— START Given records —
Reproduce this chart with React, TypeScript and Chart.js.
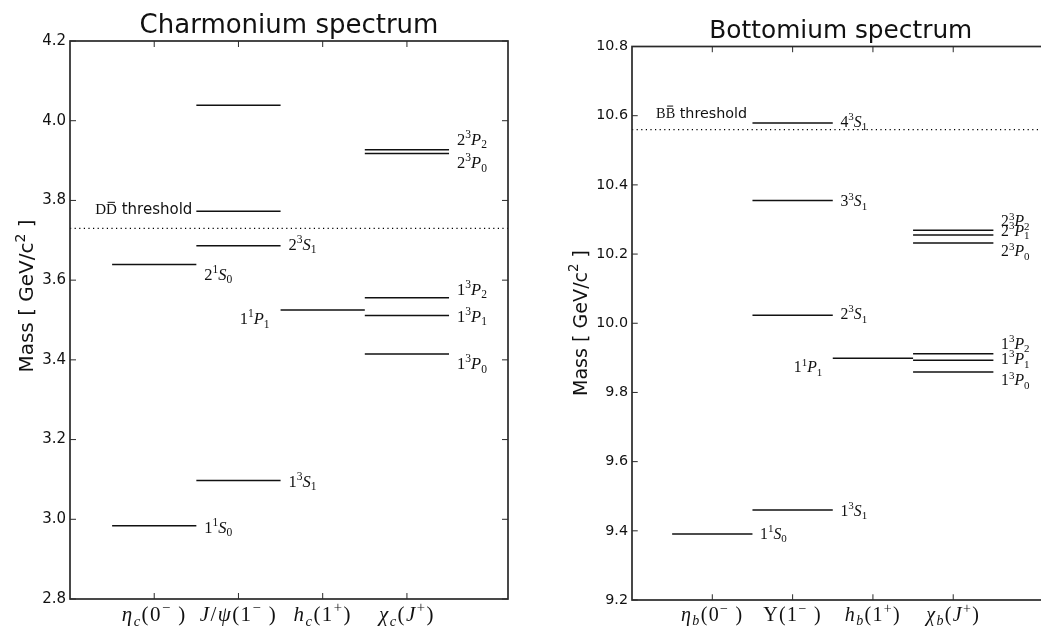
import React, { useEffect, useRef } from 'react';
import { Chart, registerables } from 'chart.js';

Chart.register(...registerables);

// ---------------- Data: Charmonium ----------------
const CHARM_TITLE = 'Charmonium spectrum';
const CHARM_CATEGORIES = ['η_c(0^− )', 'J/ψ(1^− )', 'h_c(1^+)', 'χ_c(J^+)'];
const CHARM_COLUMNS = [1, 1, 2, 2, 2, 2, 3, 4, 4, 4, 4, 4];
const CHARM_MASSES = [2.984, 3.639, 3.097, 3.686, 3.773, 4.039, 3.525, 3.415, 3.511, 3.556, 3.918, 3.927];
const CHARM_STATES = ['1^1S_0', '2^1S_0', '1^3S_1', '2^3S_1', '', '', '1^1P_1', '1^3P_0', '1^3P_1', '1^3P_2', '2^3P_0', '2^3P_2'];
const CHARM_THRESHOLD = 3.73;
const CHARM_THRESHOLD_NAME = 'D~D';
const CHARM_Y_RANGE = [2.8, 4.2];

// ---------------- Data: Bottomium ----------------
const BOTTOM_TITLE = 'Bottomium spectrum';
const BOTTOM_CATEGORIES = ['η_b(0^− )', 'Υ(1^− )', 'h_b(1^+)', 'χ_b(J^+)'];
const BOTTOM_COLUMNS = [1, 2, 2, 2, 2, 3, 4, 4, 4, 4, 4, 4];
const BOTTOM_MASSES = [9.391, 9.46, 10.023, 10.355, 10.579, 9.899, 9.859, 9.893, 9.912, 10.232, 10.255, 10.269];
const BOTTOM_STATES = ['1^1S_0', '1^3S_1', '2^3S_1', '3^3S_1', '4^3S_1', '1^1P_1', '1^3P_0', '1^3P_1', '1^3P_2', '2^3P_0', '2^3P_1', '2^3P_2'];
const BOTTOM_THRESHOLD = 10.56;
const BOTTOM_THRESHOLD_NAME = 'B~B';
const BOTTOM_Y_RANGE = [9.2, 10.8];

// ---------------- Shared axis data ----------------
const Y_STEP = 0.2;
const X_RANGE = [0, 5.2];
const Y_AXIS_LABEL = 'Mass [ GeV/c^2 ]';
const THRESHOLD_WORD = ' threshold';

// ---------------- Layout / style (not data) ----------------
const SANS = '"DejaVu Sans", sans-serif';
const SERIF = '"Liberation Serif", serif';
const INK = '#111';

const CHARM_LABEL_DY = [7, 15, 6, 4, 0, 0, 14, 15, 6, -3, 15, -5];
const CHARM_LABEL_LEFT = [false, false, false, false, false, false, true, false, false, false, false, false];
const BOTTOM_LABEL_DY = [5, 6, 4, 6, 4, 15, 14, 4, -5, 14, 1, -4];
const BOTTOM_LABEL_LEFT = [false, false, false, false, false, true, false, false, false, false, false, false];

type Seg = { t: string; italic: boolean; shift: 'base' | 'sup' | 'sub'; bar: boolean; w?: number; fs?: number };

function parseRich(s: string, mathItalic: boolean): Seg[] {
  const out: Seg[] = [];
  let i = 0;
  while (i < s.length) {
    let ch = s[i];
    let shift: Seg['shift'] = 'base';
    let bar = false;
    if (ch === '^' || ch === '_') {
      shift = ch === '^' ? 'sup' : 'sub';
      i++;
      ch = s[i];
    } else if (ch === '~') {
      bar = true;
      i++;
      ch = s[i];
    }
    const italic = mathItalic && /[A-Za-zα-ω]/.test(ch);
    out.push({ t: ch, italic, shift, bar });
    i++;
  }
  return out;
}

function drawRich(
  ctx: CanvasRenderingContext2D,
  text: string,
  x: number,
  y: number,
  align: 'left' | 'right' | 'center',
  size: number,
  family: string,
  mathItalic: boolean,
  extra = 0
) {
  const segs = parseRich(text, mathItalic);
  let w = 0;
  for (const s of segs) {
    const fs = s.shift === 'base' ? size : size * 0.7;
    ctx.font = `${s.italic ? 'italic ' : ''}${fs}px ${family}`;
    s.fs = fs;
    s.w = ctx.measureText(s.t).width + extra;
    w += s.w;
  }
  let cx = align === 'left' ? x : align === 'right' ? x - w : x - w / 2;
  ctx.textAlign = 'left';
  ctx.textBaseline = 'alphabetic';
  for (const s of segs) {
    const dy = s.shift === 'sup' ? -size * 0.42 : s.shift === 'sub' ? size * 0.22 : 0;
    ctx.font = `${s.italic ? 'italic ' : ''}${s.fs}px ${family}`;
    ctx.fillText(s.t, cx, y + dy);
    if (s.bar) {
      ctx.save();
      ctx.lineWidth = 1;
      ctx.strokeStyle = ctx.fillStyle as string;
      ctx.beginPath();
      ctx.moveTo(cx + 1.5, y - size * 0.8);
      ctx.lineTo(cx + (s.w as number) - 2, y - size * 0.8);
      ctx.stroke();
      ctx.restore();
    }
    cx += s.w as number;
  }
  return w;
}

type Cfg = {
  title: string;
  categories: string[];
  columns: number[];
  masses: number[];
  states: string[];
  threshold: number;
  thresholdName: string;
  yRange: number[];
  labelDy: number[];
  labelLeft: boolean[];
  width: number;
  height: number;
  padTop: number;
  padBottom: number;
  padRight: number;
  yAxisWidth: number;
  k: number;
  titleBaseline: number;
  yLabelX: number;
  yLabelY: number;
  catBaseline: number;
  thrDy: number;
};

function makeDecor(cfg: Cfg) {
  return {
    id: 'decor',
    afterDraw(chart: any) {
      const ctx: CanvasRenderingContext2D = chart.ctx;
      const { left, right, top, bottom } = chart.chartArea;
      const xs = chart.scales.x;
      const ys = chart.scales.y;
      const k = cfg.k;
      ctx.save();
      // frame
      ctx.strokeStyle = '#2a2a2a';
      ctx.lineWidth = 1.7;
      ctx.strokeRect(left, top, right - left, bottom - top);
      // inward ticks
      const L = 6 * k;
      ctx.lineWidth = 1;
      const seg = (x1: number, y1: number, x2: number, y2: number) => {
        ctx.beginPath();
        ctx.moveTo(x1, y1);
        ctx.lineTo(x2, y2);
        ctx.stroke();
      };
      ys.ticks.forEach((t: any) => {
        const y = ys.getPixelForValue(t.value);
        seg(left, y, left + L, y);
        seg(right, y, right - L, y);
      });
      cfg.categories.forEach((_, i) => {
        const x = xs.getPixelForValue(i + 1);
        seg(x, top, x, top + L);
        seg(x, bottom, x, bottom - L);
      });

      ctx.fillStyle = INK;
      // category labels
      cfg.categories.forEach((c, i) => {
        const x = xs.getPixelForValue(i + 1);
        drawRich(ctx, c, x, cfg.catBaseline, 'center', 21 * k, SERIF, true, 1.4 * k);
      });
      // state labels
      cfg.states.forEach((s, i) => {
        if (!s) return;
        const col = cfg.columns[i];
        const y = ys.getPixelForValue(cfg.masses[i]) + cfg.labelDy[i] * k;
        if (cfg.labelLeft[i]) {
          drawRich(ctx, s, xs.getPixelForValue(col - 0.5) - 11 * k, y, 'right', 16.5 * k, SERIF, true);
        } else {
          drawRich(ctx, s, xs.getPixelForValue(col + 0.5) + 8 * k, y, 'left', 16.5 * k, SERIF, true);
        }
      });
      // threshold label
      const tx = xs.getPixelForValue(0.3);
      const ty = ys.getPixelForValue(cfg.threshold) + cfg.thrDy;
      const w = drawRich(ctx, cfg.thresholdName, tx, ty, 'left', 15 * k, SERIF, false);
      ctx.font = `${15 * k}px ${SANS}`;
      ctx.fillText(THRESHOLD_WORD, tx + w, ty);
      // title
      ctx.font = `${26 * k}px ${SANS}`;
      ctx.textAlign = 'center';
      ctx.fillText(cfg.title, (left + right) / 2, cfg.titleBaseline);
      // y axis title
      ctx.save();
      ctx.translate(cfg.yLabelX, cfg.yLabelY);
      ctx.rotate(-Math.PI / 2);
      drawRich(ctx, Y_AXIS_LABEL, 0, 0, 'center', 20 * k, SANS, false);
      ctx.restore();
      ctx.restore();
    },
  };
}

function SpectrumChart({ cfg }: { cfg: Cfg }) {
  const ref = useRef<HTMLCanvasElement | null>(null);
  useEffect(() => {
    const canvas = ref.current;
    if (!canvas) return;
    const levelSets = cfg.masses.map((m, i) => ({
      data: [
        { x: cfg.columns[i] - 0.5, y: m },
        { x: cfg.columns[i] + 0.5, y: m },
      ],
      borderColor: '#111',
      borderWidth: 1.5,
      pointRadius: 0,
      fill: false,
      tension: 0,
    }));
    const thresholdSet = {
      data: [
        { x: X_RANGE[0], y: cfg.threshold },
        { x: X_RANGE[1], y: cfg.threshold },
      ],
      borderColor: '#000',
      borderWidth: 1.2,
      borderDash: [1.2, 3.4],
      pointRadius: 0,
      fill: false,
      tension: 0,
    };
    const chart = new Chart(canvas, {
      type: 'line',
      data: { datasets: [thresholdSet, ...levelSets] as any },
      options: {
        animation: false,
        responsive: false,
        devicePixelRatio: 1,
        events: [],
        layout: { padding: { top: cfg.padTop, bottom: cfg.padBottom, right: cfg.padRight, left: 0 } },
        plugins: { legend: { display: false }, tooltip: { enabled: false }, title: { display: false } },
        scales: {
          x: { type: 'linear', min: X_RANGE[0], max: X_RANGE[1], display: false },
          y: {
            type: 'linear',
            min: cfg.yRange[0],
            max: cfg.yRange[1],
            grid: { display: false, drawTicks: false },
            border: { display: false },
            ticks: {
              stepSize: Y_STEP,
              padding: 4,
              color: INK,
              font: { family: SANS, size: 15 * cfg.k },
              callback: (v: any) => Number(v).toFixed(1),
            },
            afterFit: (s: any) => {
              s.width = cfg.yAxisWidth;
            },
          },
        },
      } as any,
      plugins: [makeDecor(cfg)],
    });
    return () => chart.destroy();
  }, [cfg]);
  return <canvas ref={ref} width={cfg.width} height={cfg.height} style={{ display: 'block' }} />;
}

const CHARM_CFG: Cfg = {
  title: CHARM_TITLE,
  categories: CHARM_CATEGORIES,
  columns: CHARM_COLUMNS,
  masses: CHARM_MASSES,
  states: CHARM_STATES,
  threshold: CHARM_THRESHOLD,
  thresholdName: CHARM_THRESHOLD_NAME,
  yRange: CHARM_Y_RANGE,
  labelDy: CHARM_LABEL_DY,
  labelLeft: CHARM_LABEL_LEFT,
  width: 520,
  height: 632,
  padTop: 41,
  padBottom: 33,
  padRight: 12,
  yAxisWidth: 70,
  k: 1,
  titleBaseline: 33,
  yLabelX: 33,
  yLabelY: 296,
  catBaseline: 621,
  thrDy: -14,
};

const BOTTOM_CFG: Cfg = {
  title: BOTTOM_TITLE,
  categories: BOTTOM_CATEGORIES,
  columns: BOTTOM_COLUMNS,
  masses: BOTTOM_MASSES,
  states: BOTTOM_STATES,
  threshold: BOTTOM_THRESHOLD,
  thresholdName: BOTTOM_THRESHOLD_NAME,
  yRange: BOTTOM_Y_RANGE,
  labelDy: BOTTOM_LABEL_DY,
  labelLeft: BOTTOM_LABEL_LEFT,
  width: 540,
  height: 632,
  padTop: 46.5,
  padBottom: 32,
  padRight: 10.4,
  yAxisWidth: 112,
  k: 0.954,
  titleBaseline: 37.5,
  yLabelX: 66.5,
  yLabelY: 323,
  catBaseline: 621,
  thrDy: -12,
};

export default function App() {
  return (
    <div
      style={{
        position: 'fixed',
        left: 0,
        top: 0,
        width: 1041,
        height: 632,
        overflow: 'hidden',
        background: '#fff',
      }}
    >
      <div style={{ position: 'absolute', left: 0, top: 0, width: 520, height: 632 }}>
        <SpectrumChart cfg={CHARM_CFG} />
      </div>
      <div style={{ position: 'absolute', left: 520, top: 0, width: 540, height: 632 }}>
        <SpectrumChart cfg={BOTTOM_CFG} />
      </div>
    </div>
  );
}
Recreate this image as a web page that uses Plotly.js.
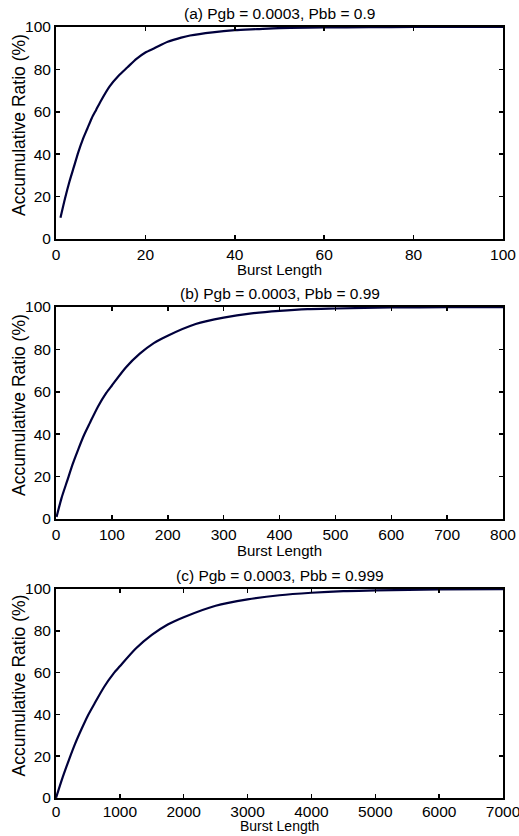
<!DOCTYPE html>
<html>
<head>
<meta charset="utf-8">
<script src="https://cdn.plot.ly/plotly-3.0.1.min.js"></script>
<style>html,body{margin:0;padding:0;background:#fff;}#chart{width:519px;height:836px;}</style>
</head>
<body>
<div id="chart"></div>
<script>
// Panel (a): Pbb = 0.9
const xA = [1,2,3,4,5,6,7,8,9,10,12,14,16,18,20,22,25,28,30,35,40,45,50,60,70,80,90,100];
const yA = [10,19,27,34,41,47,52,57,61,65,72,77,81,85,88,90,93,95,96,97.5,98.5,99,99.5,99.8,99.9,100,100,100];
// Panel (b): Pbb = 0.99
const xB = [1,10,20,30,40,50,60,75,90,100,125,150,175,200,250,300,350,400,450,500,600,700,800];
const yB = [1,10,18,26,33,39.5,45,53,59.5,63,71.5,78,83,86.5,92,95,97,98.2,99,99.3,99.8,99.9,100];
// Panel (c): Pbb = 0.999
const xC = [1,100,200,300,400,500,600,750,900,1000,1250,1500,1750,2000,2500,3000,3500,4000,4500,5000,6000,7000];
const yC = [0.1,9.5,18,26,33,39.5,45,53,59.5,63,71.5,78,83,86.5,92,95,97,98.2,99,99.3,99.8,99.9];

const titles = ["(a) Pgb = 0.0003, Pbb = 0.9", "(b) Pgb = 0.0003, Pbb = 0.99", "(c) Pgb = 0.0003, Pbb = 0.999"];
const xTicksA = [0,20,40,60,80,100];
const xTicksB = [0,100,200,300,400,500,600,700,800];
const xTicksC = [0,1000,2000,3000,4000,5000,6000,7000];
const yTicks = [0,20,40,60,80,100];
const xLabel = "Burst Length";
const yLabel = "Accumulative Ratio (%)";

const FONT = "'Liberation Sans', Arial, Helvetica, sans-serif";
const lineColor = "#00003c";
const domains = [[0.7261, 1], [0.3643, 0.6382], [0.0039, 0.2739]];
const xTicks = [xTicksA, xTicksB, xTicksC];
const xTitleShift = [-20, -21, -18];
const xTitleSize = [15, 15, 14];
const xTickStandoff = [0, 0, -2];

const xs = [xA, xB, xC], ys = [yA, yB, yC];
const data = xs.map((x, i) => ({
  x: x, y: ys[i], type: 'scatter', mode: 'lines',
  line: {color: lineColor, width: 2.2, shape: 'spline', smoothing: 0.7},
  xaxis: i === 0 ? 'x' : 'x' + (i + 1),
  yaxis: i === 0 ? 'y' : 'y' + (i + 1),
  hoverinfo: 'skip', showlegend: false
}));

const layout = {
  width: 519, height: 836,
  margin: {l: 56, r: 16, t: 27, b: 35},
  paper_bgcolor: '#fff', plot_bgcolor: '#fff',
  font: {family: FONT, size: 15, color: '#000'},
  showlegend: false,
  annotations: []
};

for (let i = 0; i < 3; i++) {
  const sx = i === 0 ? '' : String(i + 1);
  const xt = xTicks[i];
  layout['xaxis' + sx] = {
    domain: [0, 1], anchor: 'y' + sx,
    range: [0, xt[xt.length - 1]], tickvals: xt, ticktext: xt.map(String),
    ticks: 'inside', ticklen: 4, tickwidth: 1.5, tickcolor: '#000',
    ticklabeloverflow: 'allow', ticklabelstandoff: xTickStandoff[i],
    showline: true, linecolor: '#000', linewidth: 2, mirror: 'ticks',
    showgrid: false, zeroline: false,
    tickfont: {family: FONT, size: 15.5, color: '#000'},
    automargin: false, fixedrange: true
  };
  layout['yaxis' + sx] = {
    domain: domains[i], anchor: 'x' + sx,
    range: [0, 100], tickvals: yTicks,
    ticks: 'inside', ticklen: 4, tickwidth: 1.5, tickcolor: '#000',
    ticklabeloverflow: 'allow',
    showline: true, linecolor: '#000', linewidth: 2, mirror: 'ticks',
    showgrid: false, zeroline: false,
    tickfont: {family: FONT, size: 15.5, color: '#000'},
    automargin: false, fixedrange: true
  };
  // subplot title
  layout.annotations.push({
    text: titles[i], xref: 'paper', yref: 'paper',
    x: 0.5, y: domains[i][1], xanchor: 'center', yanchor: 'bottom',
    yshift: 3, showarrow: false,
    font: {family: FONT, size: 15.5, color: '#000'}
  });
  // x axis title
  layout.annotations.push({
    text: xLabel, xref: 'paper', yref: 'paper',
    x: 0.5, y: domains[i][0], xanchor: 'center', yanchor: 'top',
    yshift: xTitleShift[i], showarrow: false,
    font: {family: FONT, size: xTitleSize[i], color: '#000'}
  });
  // y axis title
  layout.annotations.push({
    text: yLabel, xref: 'paper', yref: 'paper', textangle: -90,
    x: 0, y: (domains[i][0] + domains[i][1]) / 2, xanchor: 'center', yanchor: 'middle',
    xshift: -37, yshift: 8, showarrow: false,
    font: {family: FONT, size: 17.5, color: '#000'}
  });
}

Plotly.newPlot('chart', data, layout, {staticPlot: true, displayModeBar: false});
</script>
</body>
</html>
— END Given records —
Extract, without any images, the part of the material above that opens with the line containing "Recreate this image" and closes with the line containing "const xTickStandoff = [0, 0, -2];", both lines included.

Result of this task.
Recreate this image as a web page that uses Plotly.js.
<!DOCTYPE html>
<html>
<head>
<meta charset="utf-8">
<script src="https://cdn.plot.ly/plotly-3.0.1.min.js"></script>
<style>html,body{margin:0;padding:0;background:#fff;}#chart{width:519px;height:836px;}</style>
</head>
<body>
<div id="chart"></div>
<script>
// Panel (a): Pbb = 0.9
const xA = [1,2,3,4,5,6,7,8,9,10,12,14,16,18,20,22,25,28,30,35,40,45,50,60,70,80,90,100];
const yA = [10,19,27,34,41,47,52,57,61,65,72,77,81,85,88,90,93,95,96,97.5,98.5,99,99.5,99.8,99.9,100,100,100];
// Panel (b): Pbb = 0.99
const xB = [1,10,20,30,40,50,60,75,90,100,125,150,175,200,250,300,350,400,450,500,600,700,800];
const yB = [1,10,18,26,33,39.5,45,53,59.5,63,71.5,78,83,86.5,92,95,97,98.2,99,99.3,99.8,99.9,100];
// Panel (c): Pbb = 0.999
const xC = [1,100,200,300,400,500,600,750,900,1000,1250,1500,1750,2000,2500,3000,3500,4000,4500,5000,6000,7000];
const yC = [0.1,9.5,18,26,33,39.5,45,53,59.5,63,71.5,78,83,86.5,92,95,97,98.2,99,99.3,99.8,99.9];

const titles = ["(a) Pgb = 0.0003, Pbb = 0.9", "(b) Pgb = 0.0003, Pbb = 0.99", "(c) Pgb = 0.0003, Pbb = 0.999"];
const xTicksA = [0,20,40,60,80,100];
const xTicksB = [0,100,200,300,400,500,600,700,800];
const xTicksC = [0,1000,2000,3000,4000,5000,6000,7000];
const yTicks = [0,20,40,60,80,100];
const xLabel = "Burst Length";
const yLabel = "Accumulative Ratio (%)";

const FONT = "'Liberation Sans', Arial, Helvetica, sans-serif";
const lineColor = "#00003c";
const domains = [[0.7261, 1], [0.3643, 0.6382], [0.0039, 0.2739]];
const xTicks = [xTicksA, xTicksB, xTicksC];
const xTitleShift = [-20, -21, -18];
const xTitleSize = [15, 15, 14];
const xTickStandoff = [0, 0, -2];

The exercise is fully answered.